I've been 240 and 185 at 5'11", heavier wins out all day in casting heavy fishing weights but no so in the 5oz realm. My point in mentioning the strength of your base is that it will give you distance without necessarily getting faster or more violent in your rotation or hands. To the extent that you can deeply root your self during your cast and creat power through your legs you can gain distance without violence or an increased probability of blowups.

I started noticing this watching some videos after my brother in law commented that it looked like I used my entire body to cast. I fish much faster reels then he does and rarely blow up and smoke him by 30-40yds on sand. He's all arms and rotation and blows up constantly. Start with a strong base and a deep initial load and when you do get voilent you'll have less blowups IMO.

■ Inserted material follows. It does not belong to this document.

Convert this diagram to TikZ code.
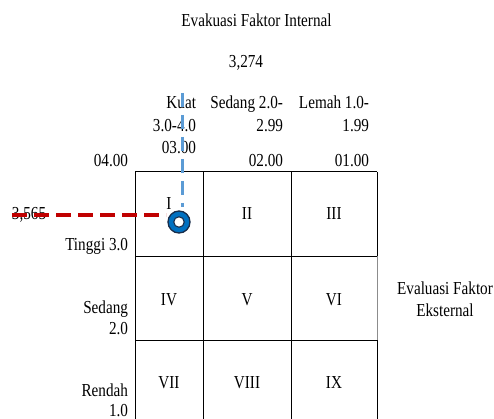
\documentclass[tikz,border=0pt]{standalone}
\usepackage{fontspec}
\setmainfont[FakeStretch=0.83]{Liberation Serif}
\definecolor{dkred}{RGB}{192,0,0}
\definecolor{ltblue}{RGB}{91,155,213}
\definecolor{ringblue}{RGB}{0,112,192}
\definecolor{ringedge}{RGB}{25,45,75}
\begin{document}
\begin{tikzpicture}[x=1pt,y=-1pt,
  every node/.style={inner sep=0pt, outer sep=0pt, font=\fontsize{18.3}{22}\selectfont},
  rlbl/.style={anchor=base east},
  clbl/.style={anchor=base},
  gridline/.style={line width=1pt, black},
  reddash/.style={dkred, line width=4pt, dash pattern=on 15pt off 7pt},
  bluedash/.style={ltblue, line width=3pt, dash pattern=on 14pt off 8pt}]
\useasboundingbox (0,0) rectangle (494,419);

% grid
\draw[gridline] (135,172) -- (377,172);
\draw[gridline] (135,256) -- (377,256);
\draw[gridline] (135,340) -- (377,340);
\draw[gridline] (135,172) -- (135,419);
\draw[gridline] (203,172) -- (203,419);
\draw[gridline] (291,172) -- (291,419);
\draw[gridline] (377,172) -- (377,256);
\draw[line width=1pt, black!45] (377,256) -- (377,340);
\draw[gridline] (377,340) -- (377,419);

% titles
\node[clbl] (title) at (256.5,27) {Evakuasi Faktor Internal};
\node[clbl] (ifas) at (246,68) {3,274};

% column headers
\node[rlbl] (kuat1) at (196,109) {Kuat};
\node[rlbl] (kuat2) at (196,132) {3.0-4.0};
\node[rlbl] (kuat3) at (196,154) {03.00};
\node[rlbl] (sed1) at (283,109) {Sedang 2.0-};
\node[rlbl] (sed2) at (283,132) {2.99};
\node[rlbl] (sed3) at (283,167) {02.00};
\node[rlbl] (lem1) at (369,109) {Lemah 1.0-};
\node[rlbl] (lem2) at (369,132) {1.99};
\node[rlbl] (lem3) at (369,167) {01.00};
\node[rlbl] (four) at (128,167) {04.00};

% row headers
\node[rlbl] (tinggi) at (128,250) {Tinggi 3.0};
\node[rlbl] (sedA) at (128,313) {Sedang};
\node[rlbl] (sedB) at (128,334) {2.0};
\node[rlbl] (renA) at (128,396) {Rendah};
\node[rlbl] (renB) at (128,416) {1.0};

% right label
\node[clbl] (efe1) at (445,294) {Evaluasi Faktor};
\node[clbl] (efe2) at (445,316) {Eksternal};

% cells
\node[clbl] (c1) at (169,210) {I};
\node[clbl] (c2) at (247,220) {II};
\node[clbl] (c3) at (334,220) {III};
\node[clbl] (c4) at (169,305) {IV};
\node[clbl] (c5) at (247,305) {V};
\node[clbl] (c6) at (334,305) {VI};
\node[clbl] (c7) at (169,388) {VII};
\node[clbl] (c8) at (247,388) {VIII};
\node[clbl] (c9) at (334,388) {IX};

% EFE value
\node[anchor=base west] (efeval) at (12,219) {3,565};

% position marker
\node[circle, fill=ringblue, draw=ringedge, line width=1.3pt, minimum size=22pt] (ring) at (179,222) {};
\node[circle, fill=white, draw=ringedge, line width=1.1pt, minimum size=10.5pt] (hole) at (ring.center) {};

% dashed guides
\coordinate (rstart) at (12,215);
\coordinate (rend) at (166,215);
\coordinate (bstart) at (182,93);
\coordinate (bend) at (182,207);
\draw[reddash] (rstart) -- (rend);
\draw[bluedash] (bstart) -- (bend);
\end{tikzpicture}
\end{document}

For those of you of smaller stature, I'd think it'd be all that much more important to work on that then for some of the bigger guys. The difference for me from that 185# range and the 240# range is noticable on sand expecially with big baits when tossing out in the wash, on grass with lighter weights isn't all that much because I'm faster at 185 but still have strong legs...oh, and a broken vertebrae so no complaining about bad backs and squatting.


----------



## Charkbait (Oct 15, 2007)

just as an example, try casting in a pair of spikes one day, you'll pickup distance if you don't do it often.

Controllable violence starts in your feet...you won't see many big hitters on their tip toes while casting. 

I love the video Kmw but you only have both feet on the ground for less then 25% of your cast...something to think about, and somthing I had to work on quite a bit especially to translate to fishing.


----------



## Kwesi W. (Apr 14, 2006)

You are right again my friend I had that problem last year (the video's 12 months old) now I'm working on getting the power at the end
.


----------



## Kwesi W. (Apr 14, 2006)

You are right again my friend I had that problem last year (the video's 12 months old) now I'm working on getting the power at the end
.


----------



## bstarling (Apr 24, 2005)

Chark, I think I see where you're coming from. I'll study myself next time out and see how much leg I'm putting into it. I've got pretty good leg strength still. I work out with 150-160 on the leg presses and get a few in at 250 before I quit. I've been doing the gym thing for a while mostly trying to get my upper body strength back and my fat stomach gone. I think I'm going for a smash on the arm hit and that could be problematic. I really think the rod is loaded pretty well before I hit it, but I'm sure I could improve on that. One other thing I am using a pretty thin oil (Hot Sauce). I believe I'll follow Tommy's advice on trying something thicker. 

I appreciate your's and others comments. I look forward to seeing everyone again at Shallotte.

Bill:fishing:


----------



## Lipyourown (May 11, 2005)

You gotta hammer it...


----------



## Tommy (Jan 24, 2001)

Good advice Charkbait,

I've been saying for years that the cast starts from the ground up... 

Some casters take a step, some do not. The important thing is to make sure you are *grounded* when you make the hit. Think about your body like a spring, uncoiling from the ground up. Feet, legs, hips, torso, chest and shoulders and finally arms coming through last.

You have to have a solid base to make the hit or the power transfer gets lost.

Tommy


----------



## Mark G (Nov 15, 2004)

*My .02*

I think your right on with the oil question Bill. Red rocket is definitely tamer than hot sauce, and will give you a smidgeon more room for control on the inital take off of the weight. 

No matter how short, small or skinny someone may be, leg strength can be devoloped with dedication, every sport that involves explosive power, be it hitting a baseball, driving a golf ball, or launching a weight involves solid leg work from the ground up. Solid technique is great, combine that with power in the legs (utilized properly)-- again technique-- will get you there faster than good technique alone.

My point-- just because your not Arnold Shwarzenwhoever-- doesn't mean you should not work on developing your strength as much as your technique.


Now if I only practiced what I preach  .


----------